Last week in a conversation, Paul said, “When it comes to Google Analytics, I learned about as much as I could but I’m a Communications guy. I have an English degree. I don’t have the brains for analytics.”
Okay, a bit of a rant here. There is no such thing as not having the brains for analytics. You may not have had the academic background or the natural aptitude that some folks have, but for the most part, we all pretty much have the same model of brain. So you do have the brain for it.
When people say they don’t have a head for math, what they’re really saying is one of three things.
First, they’re saying they have a lack of confidence in their existing mathematical skills, perhaps even a fear of the subject because of traumatic early educational experiences. All it takes is one bad teacher somewhere along the line in childhood to put someone off a subject forever.
Second, they’re saying they have made a conscious choice not to learn more, not to make the effort to learn the subject any deeper than they already have.
Third, they’re saying their time, energy, and emotional wellness is better used towards pursuits they enjoy more.
None of these things are wrong. None of these things indicate that you’re deficient somehow as a human being or professionally as a marketer. They’re simply stated facts. If you don’t want to learn analytics, that’s fine. Hire someone who does, or work with an agency partner that does.
The most important part of analytics isn’t the analysis. The most important part of analytics is making decisions based on the analysis. You can hire or work with someone else to do the analysis, present you informed choices, and make decisions. That’s the critical part. You need access to the analytical skills – yours or someone else’s – commensurate with the decisions you need to make.
Here’s another important point. Analytical skill isn’t binary. It isn’t all or nothing. You aren’t either a dunce or a genius; no one is born knowing how to do analytics or statistics. One of the dangers of the modern marketing era is that we seem to see every skill as binary, that you’re either a beginner or an expert. That’s compounded by the number of people hawking expertise as though it were something you could achieve overnight if only you bought their course, etc., and our relentless need to compare ourselves to others.
The reality is analytics capabilities are skills, and like any skill, you will be at different points along your journey. Think about how ridiculous it sounds if you port this to a different discipline like cooking. Imagine telling someone either you can’t cook at all or you have to cook like Gordon Ramsay, that there’s no in-between. It’s absurd. Literally every competent adult has some kind of cooking skill, even if it’s just putting two slices of bread in a toaster.
There are many grades of cooking skill. There’s the beginner who is boiling water and making toast. There’s the intermediate, the person who’s cooking more complex dishes. There’s the advanced practitioner, that person who hosts the best dinners and can make complex, challenging dishes with care. And there are the legitimate experts and masters who can cook damn near anything.

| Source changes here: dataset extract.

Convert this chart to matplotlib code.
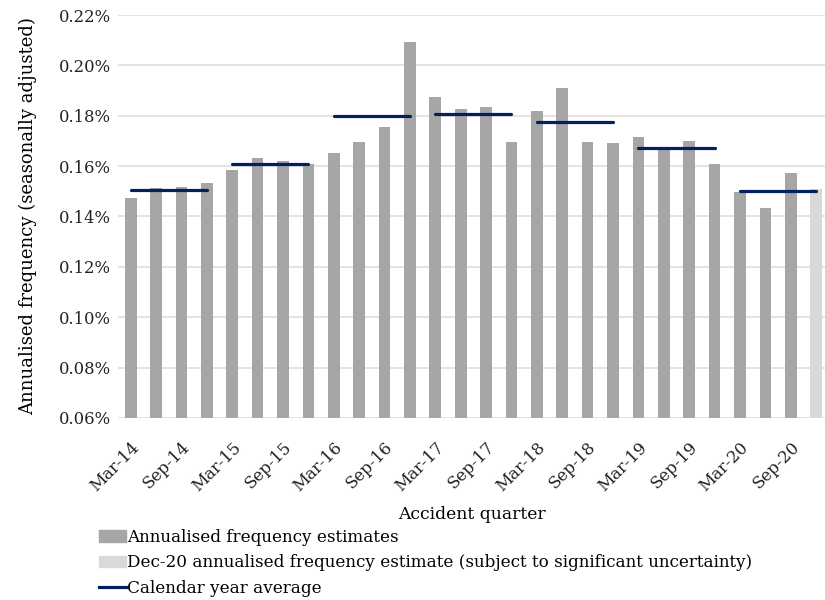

You’re probably somewhere on that spectrum, and you have different skills even within there. You may be a grill expert but you couldn’t bake a cake to save your life. You may be able to create the most heavenly flaky croissants, but your rice may as well be a bowl of gravel. All skill is relative. Are there better chefs, better cooks in the world than you? Yes. Are you competing with them? Only in your own mind, unless you are literally a professional chef as your day job.
Analytics is no different. There are beginning analytics and statistics skills everyone should have, the ability to do basic computations like addition, subtraction, multiplication, and division. There are intermediate skills like being able to interpret and create charts, graphs, and tables. There are advanced skills like being able to do regression analysis. And there are expert skills where you transition into things like data science and machine learning.
But just because you can’t write code to address the Google Analytics API or you can’t build a neural network does not mean you can’t apply analytics skills to your work, just as not being able to make the perfect truffled hollandaise sauce does not mean you can’t make a decent egg and toast breakfast.
If you want your career to develop and grow, if you want to add more value to the companies you work for and earn commensurately more value for yourself, abandon the idea that you don’t have the head for something. If you make a conscious choice not to do something, be honest with yourself. If it makes you emotionally unhappy or it’s not where you deliver the highest value, that’s totally fine. Say that, to yourself and to others as appropriate. Once you let go of that self-imposed limitation, you might find that working in analytics at a skill level appropriate to where you are in your journey might be more enjoyable than you think.